**To do**
Report how many lines contain the word "What", with no other text.

[Dataset excerpt]

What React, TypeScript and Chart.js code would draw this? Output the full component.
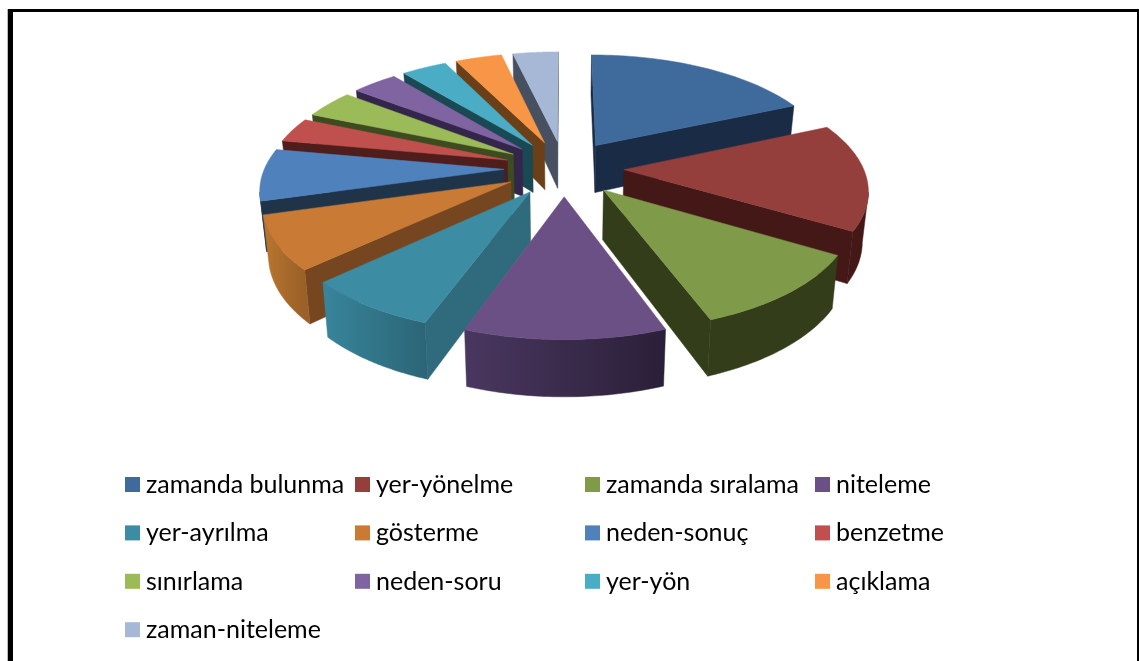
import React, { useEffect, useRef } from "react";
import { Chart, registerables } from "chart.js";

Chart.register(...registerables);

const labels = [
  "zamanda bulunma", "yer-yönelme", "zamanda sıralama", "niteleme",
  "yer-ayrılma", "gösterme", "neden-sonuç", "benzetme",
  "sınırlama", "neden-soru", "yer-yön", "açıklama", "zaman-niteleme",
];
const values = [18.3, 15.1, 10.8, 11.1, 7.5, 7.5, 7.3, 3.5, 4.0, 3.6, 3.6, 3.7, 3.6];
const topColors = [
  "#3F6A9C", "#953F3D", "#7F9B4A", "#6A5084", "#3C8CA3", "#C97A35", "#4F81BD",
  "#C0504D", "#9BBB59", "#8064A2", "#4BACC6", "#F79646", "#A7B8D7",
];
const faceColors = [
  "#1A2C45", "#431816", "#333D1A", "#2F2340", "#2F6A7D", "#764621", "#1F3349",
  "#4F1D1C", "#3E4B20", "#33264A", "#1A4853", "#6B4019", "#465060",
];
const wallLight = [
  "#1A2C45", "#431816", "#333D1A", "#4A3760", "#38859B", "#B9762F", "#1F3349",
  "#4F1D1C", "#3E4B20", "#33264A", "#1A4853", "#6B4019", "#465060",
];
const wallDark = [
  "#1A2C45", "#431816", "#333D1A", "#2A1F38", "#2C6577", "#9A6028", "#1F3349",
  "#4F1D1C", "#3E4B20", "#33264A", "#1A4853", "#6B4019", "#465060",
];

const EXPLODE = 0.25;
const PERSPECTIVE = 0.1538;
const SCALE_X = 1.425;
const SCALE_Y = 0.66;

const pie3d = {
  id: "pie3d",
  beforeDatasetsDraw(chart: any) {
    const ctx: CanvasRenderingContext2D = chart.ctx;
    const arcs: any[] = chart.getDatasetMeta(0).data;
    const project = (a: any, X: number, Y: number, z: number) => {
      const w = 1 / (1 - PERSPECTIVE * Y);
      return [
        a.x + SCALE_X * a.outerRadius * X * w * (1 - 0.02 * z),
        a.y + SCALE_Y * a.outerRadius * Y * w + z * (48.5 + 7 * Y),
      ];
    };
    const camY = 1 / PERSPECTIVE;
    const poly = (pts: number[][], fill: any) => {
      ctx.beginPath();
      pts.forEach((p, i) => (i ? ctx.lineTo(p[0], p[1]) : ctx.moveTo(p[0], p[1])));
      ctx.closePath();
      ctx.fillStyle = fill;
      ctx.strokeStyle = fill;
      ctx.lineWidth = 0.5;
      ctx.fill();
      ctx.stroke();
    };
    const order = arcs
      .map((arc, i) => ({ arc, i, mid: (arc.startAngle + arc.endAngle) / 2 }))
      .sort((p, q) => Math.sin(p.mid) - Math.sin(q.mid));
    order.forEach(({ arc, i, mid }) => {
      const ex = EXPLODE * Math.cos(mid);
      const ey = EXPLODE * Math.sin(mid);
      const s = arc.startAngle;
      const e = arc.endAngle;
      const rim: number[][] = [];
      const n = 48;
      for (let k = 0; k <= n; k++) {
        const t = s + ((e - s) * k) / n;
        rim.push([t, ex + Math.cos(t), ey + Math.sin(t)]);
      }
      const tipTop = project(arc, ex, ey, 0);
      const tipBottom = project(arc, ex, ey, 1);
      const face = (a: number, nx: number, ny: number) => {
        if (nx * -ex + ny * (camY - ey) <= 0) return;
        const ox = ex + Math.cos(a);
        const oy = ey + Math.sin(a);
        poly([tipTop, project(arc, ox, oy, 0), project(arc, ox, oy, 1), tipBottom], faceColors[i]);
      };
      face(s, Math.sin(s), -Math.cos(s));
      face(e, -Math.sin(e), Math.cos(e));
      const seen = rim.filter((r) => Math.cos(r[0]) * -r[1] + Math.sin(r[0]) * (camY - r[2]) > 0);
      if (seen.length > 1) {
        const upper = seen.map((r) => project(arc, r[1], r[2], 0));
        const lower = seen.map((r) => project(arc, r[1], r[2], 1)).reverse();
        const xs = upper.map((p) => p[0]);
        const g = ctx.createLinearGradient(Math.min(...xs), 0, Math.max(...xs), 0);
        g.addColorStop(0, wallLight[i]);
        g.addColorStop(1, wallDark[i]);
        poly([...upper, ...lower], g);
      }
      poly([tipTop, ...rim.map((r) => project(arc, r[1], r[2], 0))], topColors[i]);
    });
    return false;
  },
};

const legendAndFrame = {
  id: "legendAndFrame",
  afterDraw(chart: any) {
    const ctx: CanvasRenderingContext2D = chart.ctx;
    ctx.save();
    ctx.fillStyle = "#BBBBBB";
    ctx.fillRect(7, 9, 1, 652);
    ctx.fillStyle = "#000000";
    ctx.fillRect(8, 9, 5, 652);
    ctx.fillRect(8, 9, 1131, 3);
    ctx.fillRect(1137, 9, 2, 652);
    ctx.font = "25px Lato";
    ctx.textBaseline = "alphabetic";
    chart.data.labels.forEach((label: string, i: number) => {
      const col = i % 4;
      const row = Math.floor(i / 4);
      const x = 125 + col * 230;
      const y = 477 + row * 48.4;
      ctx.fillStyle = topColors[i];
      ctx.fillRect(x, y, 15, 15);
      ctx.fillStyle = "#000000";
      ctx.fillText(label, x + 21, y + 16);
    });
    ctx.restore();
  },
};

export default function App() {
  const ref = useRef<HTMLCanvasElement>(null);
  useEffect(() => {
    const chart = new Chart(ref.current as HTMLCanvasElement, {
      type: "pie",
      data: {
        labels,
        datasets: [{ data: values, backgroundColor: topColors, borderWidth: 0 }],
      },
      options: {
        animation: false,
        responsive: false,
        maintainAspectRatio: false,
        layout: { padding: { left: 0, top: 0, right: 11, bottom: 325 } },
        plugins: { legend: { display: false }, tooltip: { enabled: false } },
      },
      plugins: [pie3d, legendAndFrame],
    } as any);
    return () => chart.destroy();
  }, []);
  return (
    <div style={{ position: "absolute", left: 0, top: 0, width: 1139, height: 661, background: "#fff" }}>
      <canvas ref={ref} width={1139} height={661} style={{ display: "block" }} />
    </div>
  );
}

...

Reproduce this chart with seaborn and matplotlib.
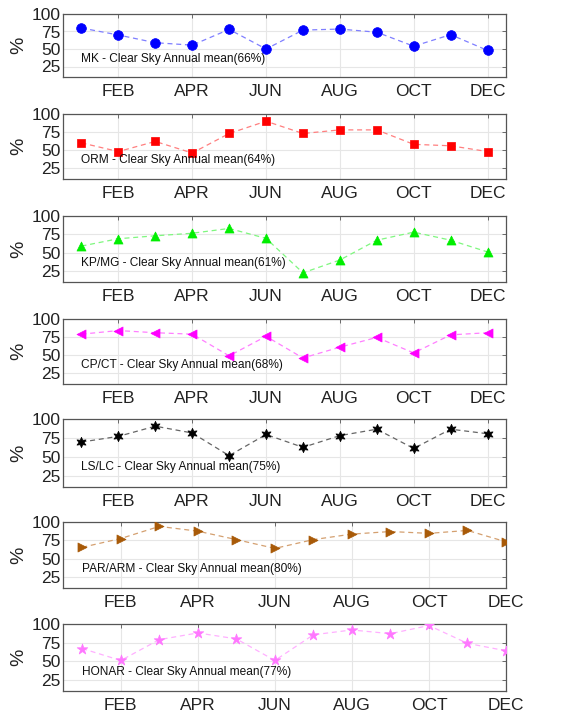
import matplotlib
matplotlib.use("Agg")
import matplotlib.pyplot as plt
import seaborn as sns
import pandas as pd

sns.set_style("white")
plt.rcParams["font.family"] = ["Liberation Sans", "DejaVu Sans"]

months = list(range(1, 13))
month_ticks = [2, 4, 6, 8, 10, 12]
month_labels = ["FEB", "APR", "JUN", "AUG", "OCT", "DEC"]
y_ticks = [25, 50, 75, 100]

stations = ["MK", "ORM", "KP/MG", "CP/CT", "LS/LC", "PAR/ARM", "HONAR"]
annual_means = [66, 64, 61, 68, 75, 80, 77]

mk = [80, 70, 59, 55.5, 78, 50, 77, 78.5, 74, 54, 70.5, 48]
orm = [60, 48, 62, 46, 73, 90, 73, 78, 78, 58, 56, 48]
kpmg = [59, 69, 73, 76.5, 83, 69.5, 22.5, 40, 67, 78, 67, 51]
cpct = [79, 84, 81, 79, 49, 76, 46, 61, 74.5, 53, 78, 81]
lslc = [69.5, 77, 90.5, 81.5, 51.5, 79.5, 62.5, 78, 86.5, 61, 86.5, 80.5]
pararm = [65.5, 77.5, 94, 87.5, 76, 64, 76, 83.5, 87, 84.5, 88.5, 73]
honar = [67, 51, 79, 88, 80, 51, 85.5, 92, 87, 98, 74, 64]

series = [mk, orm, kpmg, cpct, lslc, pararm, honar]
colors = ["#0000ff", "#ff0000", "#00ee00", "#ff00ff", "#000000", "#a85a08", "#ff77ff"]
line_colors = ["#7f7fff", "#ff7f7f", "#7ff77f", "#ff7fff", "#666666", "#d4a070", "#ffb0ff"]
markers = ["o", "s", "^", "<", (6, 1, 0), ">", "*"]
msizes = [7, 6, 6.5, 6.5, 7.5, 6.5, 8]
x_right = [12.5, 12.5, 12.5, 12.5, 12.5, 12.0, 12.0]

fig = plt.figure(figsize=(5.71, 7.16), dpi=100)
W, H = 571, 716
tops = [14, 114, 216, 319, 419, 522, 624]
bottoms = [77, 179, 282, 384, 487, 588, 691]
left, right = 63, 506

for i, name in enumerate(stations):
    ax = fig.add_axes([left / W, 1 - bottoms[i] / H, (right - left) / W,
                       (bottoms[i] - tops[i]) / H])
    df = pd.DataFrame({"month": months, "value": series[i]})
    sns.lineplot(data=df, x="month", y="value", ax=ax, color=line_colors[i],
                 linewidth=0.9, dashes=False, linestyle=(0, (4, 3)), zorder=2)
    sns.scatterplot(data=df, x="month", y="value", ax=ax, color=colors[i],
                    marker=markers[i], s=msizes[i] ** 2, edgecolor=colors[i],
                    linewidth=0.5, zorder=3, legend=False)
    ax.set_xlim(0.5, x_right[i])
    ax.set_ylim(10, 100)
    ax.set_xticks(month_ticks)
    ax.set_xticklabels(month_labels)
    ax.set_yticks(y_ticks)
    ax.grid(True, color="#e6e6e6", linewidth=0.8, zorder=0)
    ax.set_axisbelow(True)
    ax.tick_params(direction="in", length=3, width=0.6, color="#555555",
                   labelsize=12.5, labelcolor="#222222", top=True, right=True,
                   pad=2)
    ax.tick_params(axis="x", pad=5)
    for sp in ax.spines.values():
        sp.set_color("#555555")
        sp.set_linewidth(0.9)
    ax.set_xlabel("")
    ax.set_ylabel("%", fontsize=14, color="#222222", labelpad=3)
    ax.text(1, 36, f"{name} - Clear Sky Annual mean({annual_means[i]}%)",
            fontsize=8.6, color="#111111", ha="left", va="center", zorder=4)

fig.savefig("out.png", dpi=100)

...

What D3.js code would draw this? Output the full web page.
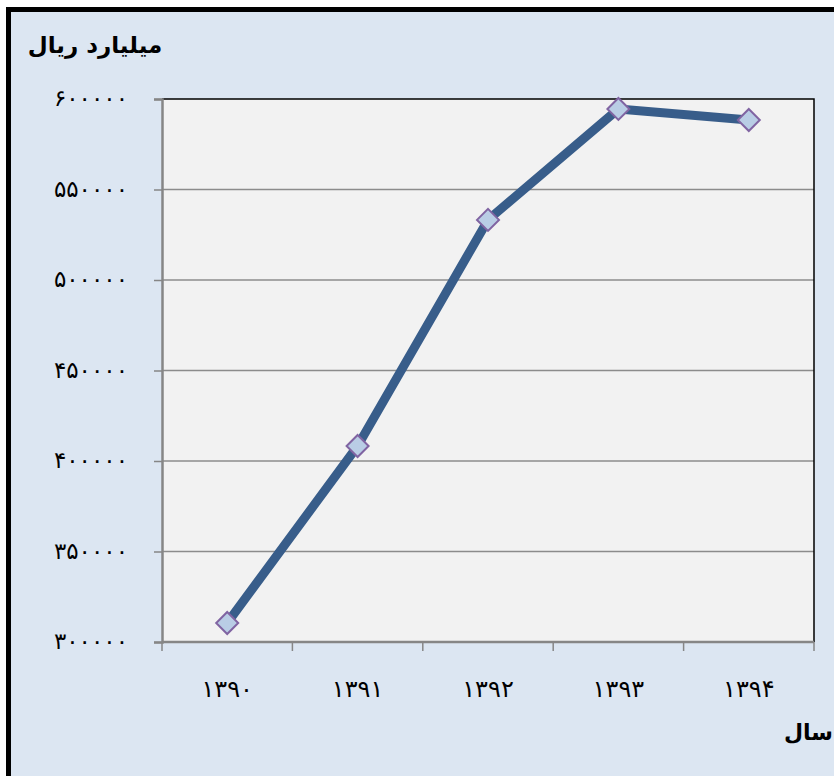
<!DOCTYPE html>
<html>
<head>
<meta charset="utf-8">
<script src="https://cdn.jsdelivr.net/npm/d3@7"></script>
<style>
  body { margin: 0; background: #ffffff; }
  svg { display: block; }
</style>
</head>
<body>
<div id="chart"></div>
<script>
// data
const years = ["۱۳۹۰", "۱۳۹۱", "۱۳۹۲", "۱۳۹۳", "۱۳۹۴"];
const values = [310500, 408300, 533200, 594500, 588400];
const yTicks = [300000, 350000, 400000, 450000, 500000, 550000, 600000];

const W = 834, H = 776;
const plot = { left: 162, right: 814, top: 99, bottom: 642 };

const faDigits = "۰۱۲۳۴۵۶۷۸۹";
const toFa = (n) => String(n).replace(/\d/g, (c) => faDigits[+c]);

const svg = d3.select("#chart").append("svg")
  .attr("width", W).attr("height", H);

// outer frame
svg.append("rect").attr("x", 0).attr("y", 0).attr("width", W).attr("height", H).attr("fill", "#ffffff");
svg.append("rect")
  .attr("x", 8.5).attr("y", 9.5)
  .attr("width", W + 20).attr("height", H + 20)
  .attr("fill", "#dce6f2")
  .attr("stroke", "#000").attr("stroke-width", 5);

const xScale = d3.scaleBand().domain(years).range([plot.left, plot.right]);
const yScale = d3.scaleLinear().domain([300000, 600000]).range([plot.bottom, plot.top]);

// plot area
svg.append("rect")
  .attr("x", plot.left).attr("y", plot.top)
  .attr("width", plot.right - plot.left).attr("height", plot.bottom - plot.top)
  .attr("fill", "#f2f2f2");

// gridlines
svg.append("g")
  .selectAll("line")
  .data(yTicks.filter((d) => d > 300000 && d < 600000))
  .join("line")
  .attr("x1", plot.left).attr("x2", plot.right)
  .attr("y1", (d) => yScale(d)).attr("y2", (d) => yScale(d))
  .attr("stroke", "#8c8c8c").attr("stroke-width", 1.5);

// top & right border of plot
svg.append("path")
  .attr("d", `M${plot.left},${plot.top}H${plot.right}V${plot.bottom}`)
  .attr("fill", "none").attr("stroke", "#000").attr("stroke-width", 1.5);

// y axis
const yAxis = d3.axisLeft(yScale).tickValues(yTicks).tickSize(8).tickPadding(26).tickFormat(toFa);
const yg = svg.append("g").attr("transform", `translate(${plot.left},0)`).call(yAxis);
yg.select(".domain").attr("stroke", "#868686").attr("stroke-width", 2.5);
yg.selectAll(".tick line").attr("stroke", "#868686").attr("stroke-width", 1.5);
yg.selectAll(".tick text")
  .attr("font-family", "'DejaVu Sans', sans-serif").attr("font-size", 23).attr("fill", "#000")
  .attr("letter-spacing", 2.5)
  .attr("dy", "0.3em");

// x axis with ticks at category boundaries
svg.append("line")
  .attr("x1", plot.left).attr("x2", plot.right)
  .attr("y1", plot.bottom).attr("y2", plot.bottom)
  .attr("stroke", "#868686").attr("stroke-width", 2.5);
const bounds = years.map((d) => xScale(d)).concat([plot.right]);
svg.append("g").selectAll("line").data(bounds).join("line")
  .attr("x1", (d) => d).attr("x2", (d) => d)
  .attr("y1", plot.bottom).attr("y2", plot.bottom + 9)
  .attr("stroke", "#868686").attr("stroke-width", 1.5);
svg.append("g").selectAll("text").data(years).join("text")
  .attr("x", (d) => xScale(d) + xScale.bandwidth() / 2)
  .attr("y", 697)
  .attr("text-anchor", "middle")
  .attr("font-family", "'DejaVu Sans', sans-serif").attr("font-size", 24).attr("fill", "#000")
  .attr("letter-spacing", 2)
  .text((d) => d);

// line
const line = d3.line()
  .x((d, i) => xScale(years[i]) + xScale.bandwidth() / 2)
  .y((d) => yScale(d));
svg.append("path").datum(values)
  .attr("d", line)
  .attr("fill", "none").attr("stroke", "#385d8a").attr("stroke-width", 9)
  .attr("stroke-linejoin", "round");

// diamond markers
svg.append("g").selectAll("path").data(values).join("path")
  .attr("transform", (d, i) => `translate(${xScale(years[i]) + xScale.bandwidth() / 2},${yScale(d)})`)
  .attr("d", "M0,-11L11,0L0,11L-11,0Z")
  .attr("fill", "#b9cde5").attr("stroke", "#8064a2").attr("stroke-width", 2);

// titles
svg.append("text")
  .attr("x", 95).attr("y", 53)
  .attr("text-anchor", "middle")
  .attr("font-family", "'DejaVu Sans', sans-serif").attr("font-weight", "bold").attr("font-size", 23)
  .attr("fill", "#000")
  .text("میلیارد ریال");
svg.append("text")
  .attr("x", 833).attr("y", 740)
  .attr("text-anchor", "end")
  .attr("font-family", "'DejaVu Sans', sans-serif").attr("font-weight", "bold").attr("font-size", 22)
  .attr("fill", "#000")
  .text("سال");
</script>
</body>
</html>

**Response to the exercise**
2